I expect for a very different reason, though:  your 18:1 ham:spam imbalance.
This implies words can get spamprobs much closer to 0 than they can get to
1.  There's just not enough spam to *justify* spamprobs closer to 1 than
there is enough ham to justify spamprobs closer to 0.  Let's look at the 3
most extreme words on both ends of your listing:

> '(and'                         0.00044603
> 'looking'                      0.000489716
> 'added'                        0.000613999

> 'subject:your'                 0.973253
> 'click'                        0.974006
> '"remove"'                     0.985437

'(and' is nearly "33 times closer" to 0 than '"remove"' is to 1, and that
makes the accidental appearance of a ham word in spam much more powerful
than the systematic appearance of a spam word in spam.  If you only had 300
ham in your training set, it would be much harder for a word to get a very
low spamprob; contrarily, if you had 5500 spam in your training, it would be
much easier for a word to get a very high spamprob.  As is, your strong ham
words are much more powerful than your strong spam words, and almost *must*
be.

Anthony Baxter here routinely runs with a ridiculous <wink> ham:spam ratio
too, but you're even way beyond him (his is about 6:1).  This brings out
effects I've never seen before.

>   Worst case recently was a message which scored as solid ham.  I
>   trained on it as "Spam", and rescored it. It still scored 5 - solid
>   ham.

That's because you're *not* hapax-driven.  If you were, the score would have
shot up to 100 (maybe 99).  All ham contains spam words, and my guess is
you've got so much more ham than spam that it's drowning out the spam.
That's but picturesque but inaccurate <wink>.  A more accurate speculation
was given above.

>   My immediate reaction was "But I just *told* you it's spam!". I know
>   that isn't how the classifier works, but even so it was unsettling.
>   FWIW, I attach the spam clues for this one (I don't know if they make
>   any sense in isolation, but it can't hurt...)
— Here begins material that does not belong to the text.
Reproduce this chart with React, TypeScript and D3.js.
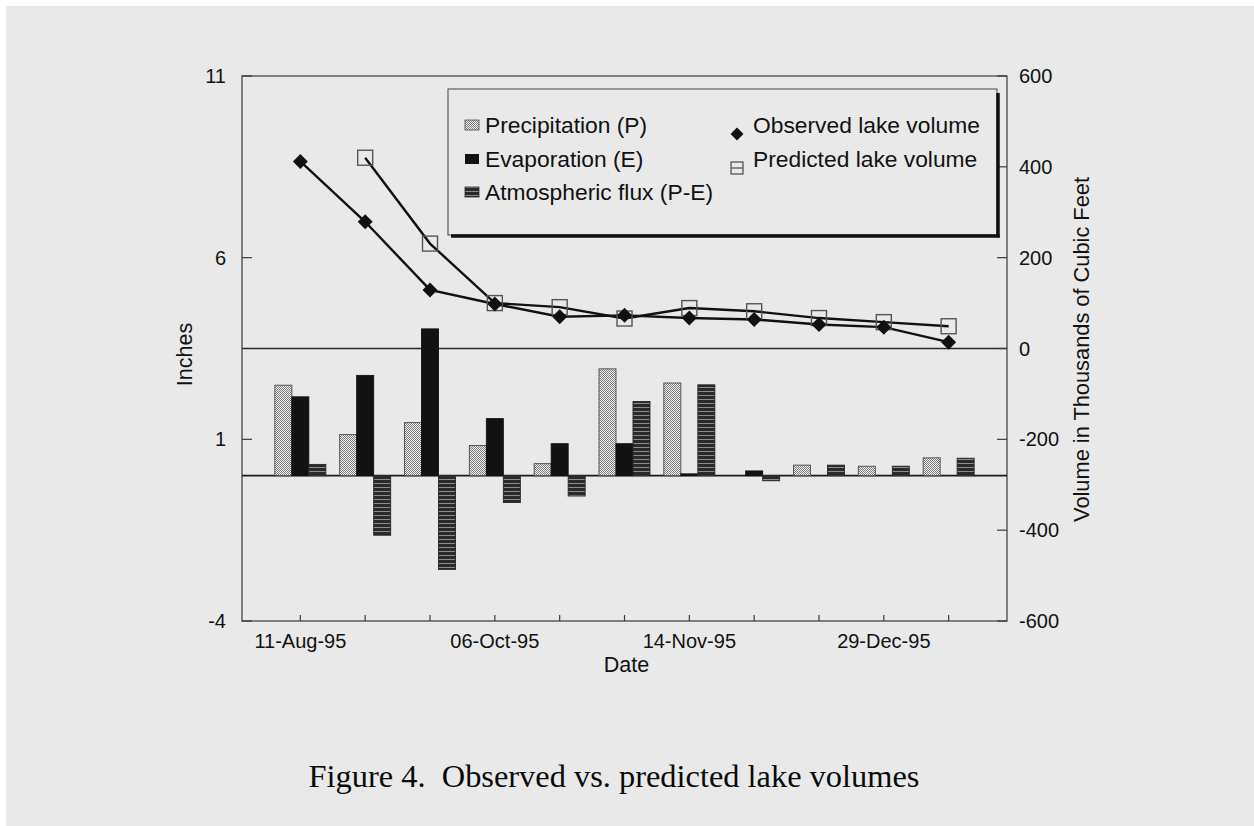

No more than what I copied above.  If you like, send me the original (as an
attachment), and I'll score it under my well-trained classifier (the one I
parked last week when starting the mistake-only training experiment).  That
one was trained on about 2 thousand recent spam.

If that works better for me than for you, then I'd like tp try another
experiment, shipping you just the stronger-than-hapax spam words from that
classifier, along with a bit of code you can run to *merge* that into your
own classifier.  That would be an experiment in "seeding" a classifier,
something we haven't gotten a good start on here yet.

> * I don't know how long it will be before I start grudging the use of
>   disk space to store spam. At that point, the nasty question of
>   whether I keep it, or risk being unable to recreate my database,
>   becomes important.

At 300 measly spam saved, I should remind you that a gigabyte of disk space
costs less than the value of your time worrying about it <wink>.

> I need to look at how to get some more information out of the
> classifier, to try to understand how much of the good results I see
> are down to luck (hapaxes, I guess - which makes me think of "happy
> accidents" rather than its real meaning...)

Cool!  When hapaxes work, they *are* happy accidents!  I like it.

> and hence is fragile, and how much is actually solid.  Can anyone point
> me at the right part of the code to read to find this?

classifier.py contains all the code for probability estimation and scoring.